If I'm looking after DS and baby together then he is a little more difficult, a little attention seeking but nothing major.
If DP is looking after him alone then he's an angel.
If DP is looking afrer DS and baby together then he can be a bit of a sod.
If all 4 of us are together then he's a total pain in the bum!!!
But he just seems to be really craving attention from DP and his bio Dad and this makes me think he's very insecure about his relationship with them and maybe questioning their love for him.
Also, he is very clingy with me, wants me to do everything for him, if he wants a drink or a sandwich etc then he insists that I have to do it. VERY ANNOYING!

He mentioned in conversation the other day that his baby sister doesn't love him whilst he's at school so I explained that just because somebody isn't with you it doesn't mean that they stop loving you. I wondered if this is what he thinks about his Dad?

I just feel so sorry for him, he's desperate for a 'proper' dad but instead he's got 2 half Dads and neither of them are giving him the quality or quantity of love and attention which he is craving.

I don't know what the answer is though? I don't know whether he needs his bio Dad to step up to the mark more and start having more contact with him, start getting involved in schooling etc? I don't mean to sound like a bitch but he isn't much of a role model for him, he doesn't work (through choice), drinks way too much and has got a bit of a bad boy past. So in a way I'm quite happy with the level of involvement he has at the moment, but not if it's meaning that DS is feeling unloved.

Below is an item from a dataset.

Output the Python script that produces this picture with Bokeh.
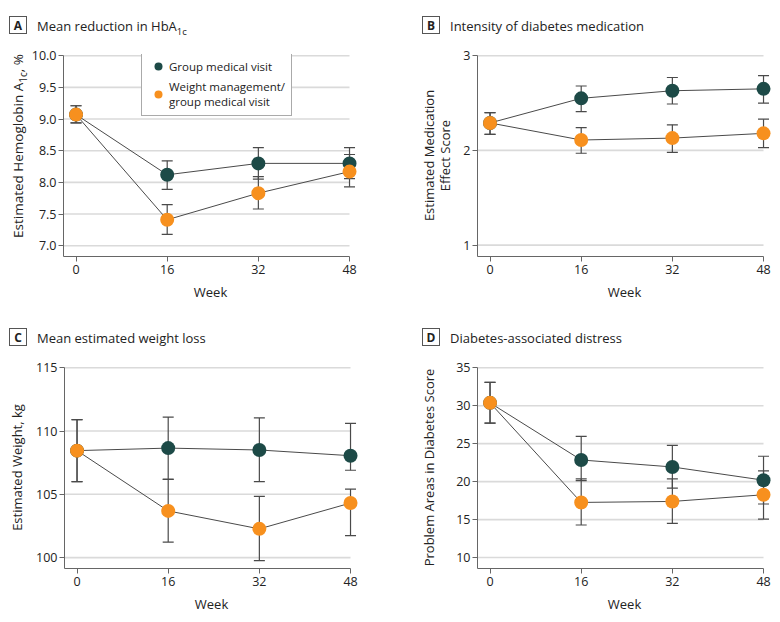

DP is a fantastic role model for DS and he is a brilliant stepdad but as he has his own kids who don't live with him and because DS's bio Dad is still in the background I think sometimes he feels uncomfortable about playing at being Dad to him. And if I'm honest I don't even know myself how involved I want DP to be with him, in some ways I think it's not right for him to act like his real Dad because he's not but on the other hand I can see that DS wants him to treat him like his own.

DS calls DP by his real name but will refer to him as his Dad to his friends eg he'll say things like 'that's my Dad' which I think is really cute.

So I suppose I'm just after some advice on how to handle it, whether to speak to DP and ask him to treat him more like his own? Whether to say to DS that he can call DP 'Dad' if he wants to? Whether to ask his bio dad to step up to the mark more (which I have already done but nothing has changed)? Or whether to just leave things as they are?